Batch Inverse-Variance Weighting: Deep Heteroscedastic Regression
This addresses the issue of label noise in machine learning for applications with variable labeling accuracy, but it is incremental as it adapts an existing statistical method to neural networks.
The paper tackles the problem of heteroscedastic regression in supervised learning, where label noise varies per sample, by proposing Batch Inverse-Variance (BIV), a loss function based on inverse-variance weighting adapted for neural networks; experimental results show that BIV significantly improves performance on two noisy datasets compared to baseline methods like L2 loss and inverse-variance weighting.

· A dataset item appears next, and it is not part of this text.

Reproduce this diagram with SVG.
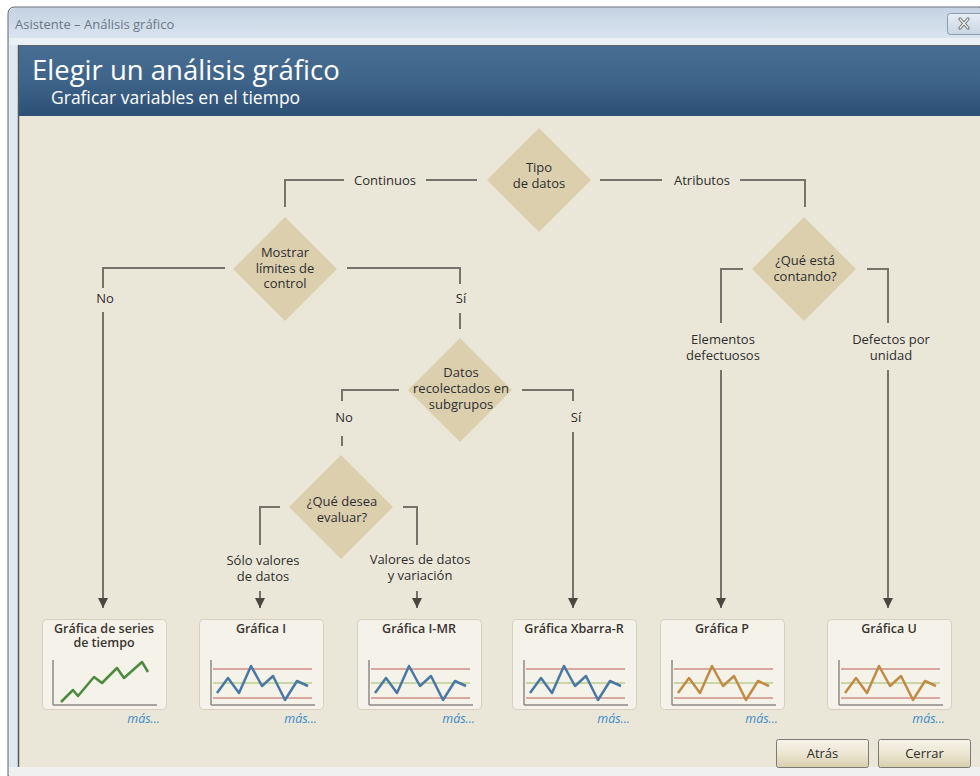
<svg xmlns="http://www.w3.org/2000/svg" width="980" height="776" viewBox="0 0 980 776">
  <defs>
    <linearGradient id="titlebar" x1="0" y1="0" x2="0" y2="1">
      <stop offset="0" stop-color="#c4d2e2"/>
      <stop offset="1" stop-color="#d9e4ef"/>
    </linearGradient>
    <linearGradient id="header" x1="0" y1="0" x2="0" y2="1">
      <stop offset="0" stop-color="#486e94"/>
      <stop offset="0.5" stop-color="#3f6489"/>
      <stop offset="1" stop-color="#2c4f75"/>
    </linearGradient>
    <linearGradient id="btn" x1="0" y1="0" x2="0" y2="1">
      <stop offset="0" stop-color="#f6f3ea"/>
      <stop offset="0.5" stop-color="#ece6d2"/>
      <stop offset="1" stop-color="#d8cfae"/>
    </linearGradient>
    <linearGradient id="closebtn" x1="0" y1="0" x2="0" y2="1">
      <stop offset="0" stop-color="#e6edf5"/>
      <stop offset="1" stop-color="#c9d6e4"/>
    </linearGradient>
    <marker id="arrow" viewBox="0 0 10 10" refX="10" refY="5" markerWidth="10" markerHeight="10" markerUnits="userSpaceOnUse" orient="auto">
      <path d="M0,0 L10,5 L0,10 Z" fill="#4a4741"/>
    </marker>
    <g id="ctl-axes">
      <line x1="12" y1="41" x2="12" y2="86" stroke="#8c8a84" stroke-width="1.5"/>
      <line x1="12" y1="86" x2="116" y2="86" stroke="#8c8a84" stroke-width="1.5"/>
      <line x1="14" y1="50" x2="113" y2="50" stroke="#d8a8a0" stroke-width="2"/>
      <line x1="14" y1="79" x2="113" y2="79" stroke="#d8a8a0" stroke-width="2"/>
      <line x1="14" y1="64" x2="113" y2="64" stroke="#c9d6a6" stroke-width="2"/>
    </g>
  </defs>
  <style>
    .lbl { font-family: "Open Sans", "Noto Sans", "Liberation Sans", sans-serif; font-size: 13px; fill: #2e2e2e; text-anchor: middle; }
    .ttl { font-family: "Open Sans", "Noto Sans", "Liberation Sans", sans-serif; font-size: 12.5px; font-weight: 600; fill: #3a3530; text-anchor: middle; }
    .more { font-family: "Open Sans", "Noto Sans", "Liberation Sans", sans-serif; font-size: 12.5px; font-style: italic; fill: #3b8bcb; text-anchor: end; }
    .diamond { fill: #dccfae; }
    .card { fill: #f5f2ea; stroke: #d6d0bf; stroke-width: 1; }
    .conn { fill: none; stroke: #77736a; stroke-width: 2; }
    .btxt { font-family: "Open Sans", "Noto Sans", "Liberation Sans", sans-serif; font-size: 13px; fill: #2e2e2e; text-anchor: middle; }
  </style>

  <!-- window frame -->
  <rect x="0" y="0" width="980" height="776" fill="#ffffff"/>
  <path d="M8,776 V14 Q8,7 15,7 H980 V776 Z" fill="#dfe7f0" stroke="#5d6670" stroke-width="1"/>
  <path d="M9,38 V15 Q9,8 16,8 H980 V38 Z" fill="url(#titlebar)"/>
  <rect x="9" y="38" width="971" height="7" fill="#ebf0f5"/>
  <text x="15" y="29" font-family="Open Sans, Noto Sans, Liberation Sans, sans-serif" font-size="13" fill="#6b7886">Asistente – Análisis gráfico</text>

  <!-- close button -->
  <g id="close-button">
    <rect x="947.5" y="13.5" width="40" height="21" rx="3" fill="url(#closebtn)" stroke="#8b9cb1"/>
    <path d="M960,19 L968,28 M968,19 L960,28" stroke="#6e6e6e" stroke-width="3.2" stroke-linecap="round"/>
    <path d="M960,19 L968,28 M968,19 L960,28" stroke="#f4f4f4" stroke-width="1.2" stroke-linecap="round"/>
  </g>

  <!-- header band -->
  <rect x="18" y="45" width="962" height="71" fill="url(#header)"/>
  <line x1="18" y1="45.5" x2="980" y2="45.5" stroke="#5a6570"/>
  <text x="32" y="80" font-family="Open Sans, Noto Sans, Liberation Sans, sans-serif" font-size="27.5" fill="#ffffff">Elegir un análisis gráfico</text>
  <text x="51" y="104" font-family="Open Sans, Noto Sans, Liberation Sans, sans-serif" font-size="17.5" fill="#ffffff">Graficar variables en el tiempo</text>

  <!-- body -->
  <rect x="18" y="116" width="962" height="651" fill="#ebe7d8"/>
  <line x1="18.5" y1="45" x2="18.5" y2="767" stroke="#55585c" stroke-width="1.5"/>
  <rect x="9" y="767" width="971" height="9" fill="#f0f0f0"/>

  <!-- connectors -->
  <g id="connectors">
    <path class="conn" d="M477,180 H426 M344,180 H285 V207"/>
    <path class="conn" d="M600,180 H662 M740,180 H805 V207"/>
    <path class="conn" d="M225,268 H103 V288"/>
    <path class="conn" d="M103,312 V608" marker-end="url(#arrow)"/>
    <path class="conn" d="M347,268 H460 V284"/>
    <path class="conn" d="M460,313 V329"/>
    <path class="conn" d="M399,390 H342 V401"/>
    <path class="conn" d="M342,436 V446"/>
    <path class="conn" d="M522,390 H573 V401"/>
    <path class="conn" d="M573,432 V608" marker-end="url(#arrow)"/>
    <path class="conn" d="M280,507 H260 V545"/>
    <path class="conn" d="M260,591 V608" marker-end="url(#arrow)"/>
    <path class="conn" d="M403,507 H417 V545"/>
    <path class="conn" d="M417,591 V608" marker-end="url(#arrow)"/>
    <path class="conn" d="M743,269 H721 V323"/>
    <path class="conn" d="M721,370 V608" marker-end="url(#arrow)"/>
    <path class="conn" d="M867,269 H888 V323"/>
    <path class="conn" d="M888,370 V608" marker-end="url(#arrow)"/>
    <text class="lbl" x="385" y="184.5">Continuos</text>
    <text class="lbl" x="702" y="184.5">Atributos</text>
    <text class="lbl" x="105" y="302.5">No</text>
    <text class="lbl" x="461" y="302.5">Sí</text>
    <text class="lbl" x="344" y="421.5">No</text>
    <text class="lbl" x="576" y="421.5">Sí</text>
    <text class="lbl" x="263" y="565">Sólo valores</text>
    <text class="lbl" x="263" y="581">de datos</text>
    <text class="lbl" x="420" y="564">Valores de datos</text>
    <text class="lbl" x="420" y="580">y variación</text>
    <text class="lbl" x="723" y="344">Elementos</text>
    <text class="lbl" x="723" y="360">defectuosos</text>
    <text class="lbl" x="891" y="344">Defectos por</text>
    <text class="lbl" x="891" y="360">unidad</text>
  </g>

  <!-- decision nodes -->
  <g id="tipo-datos">
    <polygon class="diamond" points="539,128 591,180 539,232 487,180"/>
    <text class="lbl" x="539" y="172">Tipo</text>
    <text class="lbl" x="539" y="188">de datos</text>
  </g>
  <g id="mostrar-limites">
    <polygon class="diamond" points="285,217 337,269 285,321 233,269"/>
    <text class="lbl" x="285" y="257">Mostrar</text>
    <text class="lbl" x="285" y="272.5">límites de</text>
    <text class="lbl" x="285" y="288">control</text>
  </g>
  <g id="que-esta-contando">
    <polygon class="diamond" points="804,217 856,269 804,321 752,269"/>
    <text class="lbl" x="805" y="265">¿Qué está</text>
    <text class="lbl" x="805" y="281">contando?</text>
  </g>
  <g id="datos-subgrupos">
    <polygon class="diamond" points="460,338 512,390 460,442 408,390"/>
    <text class="lbl" x="461" y="377">Datos</text>
    <text class="lbl" x="461" y="393">recolectados en</text>
    <text class="lbl" x="461" y="409">subgrupos</text>
  </g>
  <g id="que-desea-evaluar">
    <polygon class="diamond" points="341,455 393,507 341,559 289,507"/>
    <text class="lbl" x="342" y="506">¿Qué desea</text>
    <text class="lbl" x="342" y="521.5">evaluar?</text>
  </g>

  <!-- result cards -->
  <g id="grafica-series" transform="translate(42,619)">
    <rect class="card" x="0.5" y="0.5" width="124" height="90" rx="4"/>
    <text class="ttl" x="62" y="14">Gráfica de series</text>
    <text class="ttl" x="62" y="28">de tiempo</text>
    <line x1="11" y1="41" x2="11" y2="86" stroke="#8c8a84" stroke-width="1.5"/>
    <line x1="11" y1="86" x2="115" y2="86" stroke="#8c8a84" stroke-width="1.5"/>
    <polyline points="19,83 31,71 36,77 52,58 60,64 75,49 82,59 100,43 106,53" fill="none" stroke="#4b8a3e" stroke-width="2.5" stroke-linejoin="round"/>
    <text class="more" x="118" y="104">más...</text>
  </g>
  <g id="grafica-i" transform="translate(199,619)">
    <rect class="card" x="0.5" y="0.5" width="124" height="90" rx="4"/>
    <text class="ttl" x="62" y="14">Gráfica I</text>
    <use href="#ctl-axes"/>
    <polyline points="18,74 29,59 40,74 52,47 63,67 74,57 86,81 98,62 109,67" fill="none" stroke="#4a78a4" stroke-width="2.5" stroke-linejoin="round"/>
    <text class="more" x="118" y="104">más...</text>
  </g>
  <g id="grafica-imr" transform="translate(357,619)">
    <rect class="card" x="0.5" y="0.5" width="124" height="90" rx="4"/>
    <text class="ttl" x="62" y="14">Gráfica I-MR</text>
    <use href="#ctl-axes"/>
    <polyline points="18,74 29,59 40,74 52,47 63,67 74,57 86,81 98,62 109,67" fill="none" stroke="#4a78a4" stroke-width="2.5" stroke-linejoin="round"/>
    <text class="more" x="118" y="104">más...</text>
  </g>
  <g id="grafica-xbarra-r" transform="translate(512,619)">
    <rect class="card" x="0.5" y="0.5" width="124" height="90" rx="4"/>
    <text class="ttl" x="62" y="14">Gráfica Xbarra-R</text>
    <use href="#ctl-axes"/>
    <polyline points="18,74 29,59 40,74 52,47 63,67 74,57 86,81 98,62 109,67" fill="none" stroke="#4a78a4" stroke-width="2.5" stroke-linejoin="round"/>
    <text class="more" x="118" y="104">más...</text>
  </g>
  <g id="grafica-p" transform="translate(660,619)">
    <rect class="card" x="0.5" y="0.5" width="124" height="90" rx="4"/>
    <text class="ttl" x="62" y="14">Gráfica P</text>
    <use href="#ctl-axes"/>
    <polyline points="18,74 29,59 40,74 52,47 63,67 74,57 86,81 98,62 109,67" fill="none" stroke="#c08c45" stroke-width="2.5" stroke-linejoin="round"/>
    <text class="more" x="118" y="104">más...</text>
  </g>
  <g id="grafica-u" transform="translate(827,619)">
    <rect class="card" x="0.5" y="0.5" width="124" height="90" rx="4"/>
    <text class="ttl" x="62" y="14">Gráfica U</text>
    <use href="#ctl-axes"/>
    <polyline points="18,74 29,59 40,74 52,47 63,67 74,57 86,81 98,62 109,67" fill="none" stroke="#c08c45" stroke-width="2.5" stroke-linejoin="round"/>
    <text class="more" x="118" y="104">más...</text>
  </g>

  <!-- dialog buttons -->
  <g id="btn-atras">
    <rect x="776.5" y="739.5" width="92" height="28" rx="2" fill="url(#btn)" stroke="#7c7a74"/>
    <text class="btxt" x="822.5" y="758">Atrás</text>
  </g>
  <g id="btn-cerrar">
    <rect x="878.5" y="739.5" width="92" height="28" rx="2" fill="url(#btn)" stroke="#7c7a74"/>
    <text class="btxt" x="924.5" y="758">Cerrar</text>
  </g>
</svg>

Heteroscedastic regression is the task of supervised learning where each label is subject to noise from a different distribution. This noise can be caused by the labelling process, and impacts negatively the performance of the learning algorithm as it violates the i.i.d. assumptions. In many situations however, the labelling process is able to estimate the variance of such distribution for each label, which can be used as an additional information to mitigate this impact. We adapt an inverse-variance weighted mean square error, based on the Gauss-Markov theorem, for parameter optimization on neural networks. We introduce Batch Inverse-Variance, a loss function which is robust to near-ground truth samples, and allows to control the effective learning rate. Our experimental results show that BIV improves significantly the performance of the networks on two noisy datasets, compared to L2 loss, inverse-variance weighting, as well as a filtering-based baseline.